Oregon Schools Struggling To Meet Special Education Priorities

By Rob Manning (OPB)
Portland, Ore. April 4, 2019 2:15 a.m.

Oregon school districts are not keeping up with the state’s rising expectations when it comes to educating students with special needs, according to a report released Wednesday.

The federal Individuals with Disabilities in Education Act, or IDEA, requires states to set annual performance targets and track results for students with disabilities.


The latest report card finds many Oregon schools continue to struggle with two major goals: avoiding disproportionate punishments against students with disabilities and ensuring those students earn diplomas.

Related: NW Parents Challenge Schools' Handling Of Students With Disabilities

Oregon’s annual Special Education Report Card found only 13 school districts met the 81 percent graduation rate target for 2017. The previous year, 17 districts met the graduation target, when it was slightly lower, at 78 percent.

Both years, mostly smaller school districts reached it.


Officials in Oregon’s second-largest district, Salem-Keizer, released a statement applauding improvements in graduation rates and in academic achievement.

“We are very pleased with the improvement in most areas of this year’s report card, and there is much to be proud of,” said director of student services Eric Richards. “We also pay close attention to the small number of areas in this report card that call for improvement and are very committed to making additional progress.”

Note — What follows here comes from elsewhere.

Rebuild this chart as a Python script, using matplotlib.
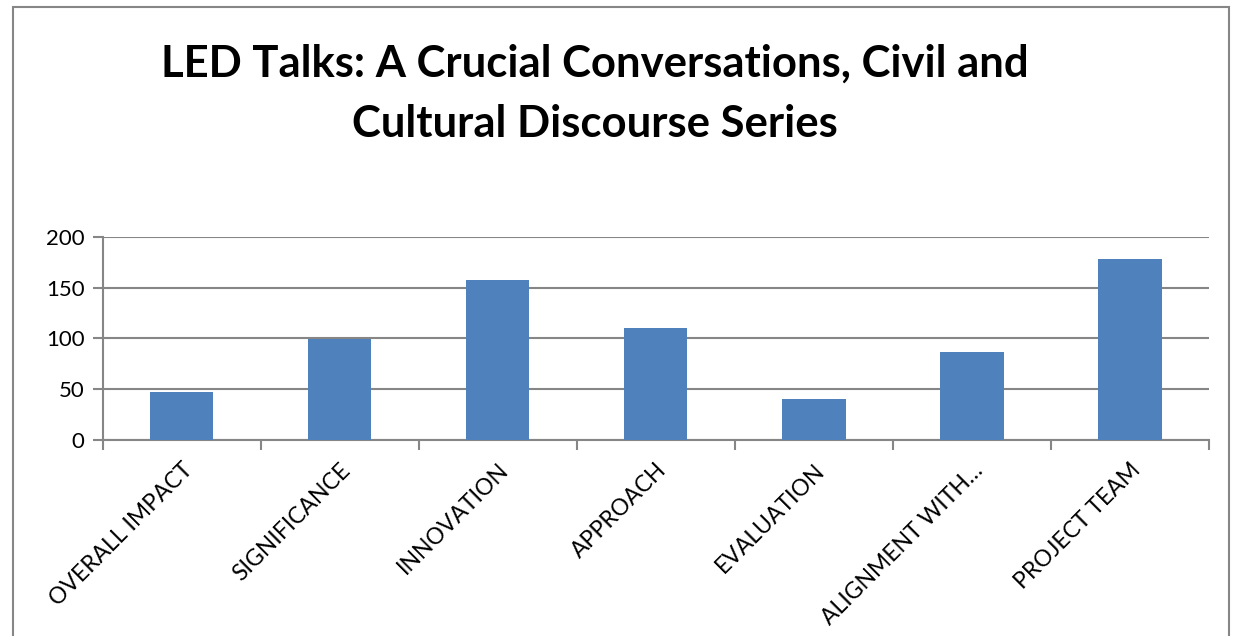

Several large districts, including Salem, still have too few students with disabilities spending sufficient time in the general education setting by the state’s metrics. Federal law says that students with disabilities have a right to learning in the “least restrictive environment” possible, to allow them an equitable education.

Salem-Keizer aside, school districts generally did a better job on another state priority: teaching students with disabilities as much as possible in traditional classrooms rather than in separate rooms.

Related: Changing The System Of Restraint And Isolations Won't Be Easy

However, Salem-Keizer was also an outlier in a positive sense among Oregon’s big districts on another front: It was the only one of Oregon’s nine largest districts not to have a problem with disproportionately suspending or expelling students with disabilities.

School districts representing more than half of Oregon’s student population were found to have a “significant discrepancy in rate of suspension [or] expulsion for more than 10 days” for students in special education education, according to the report card.

OPB recently reported on students with disabilities being restrained by school staff as well as concerns from parents that restraint is used too often, with too little notice to parents. Oregon requires school districts to collect that information and share it, but it can be difficult to find on district web pages.

Unlike Washington, Oregon publishes no central database of restraint and isolation incidents. It was not included in the special education report card, or in any public state report.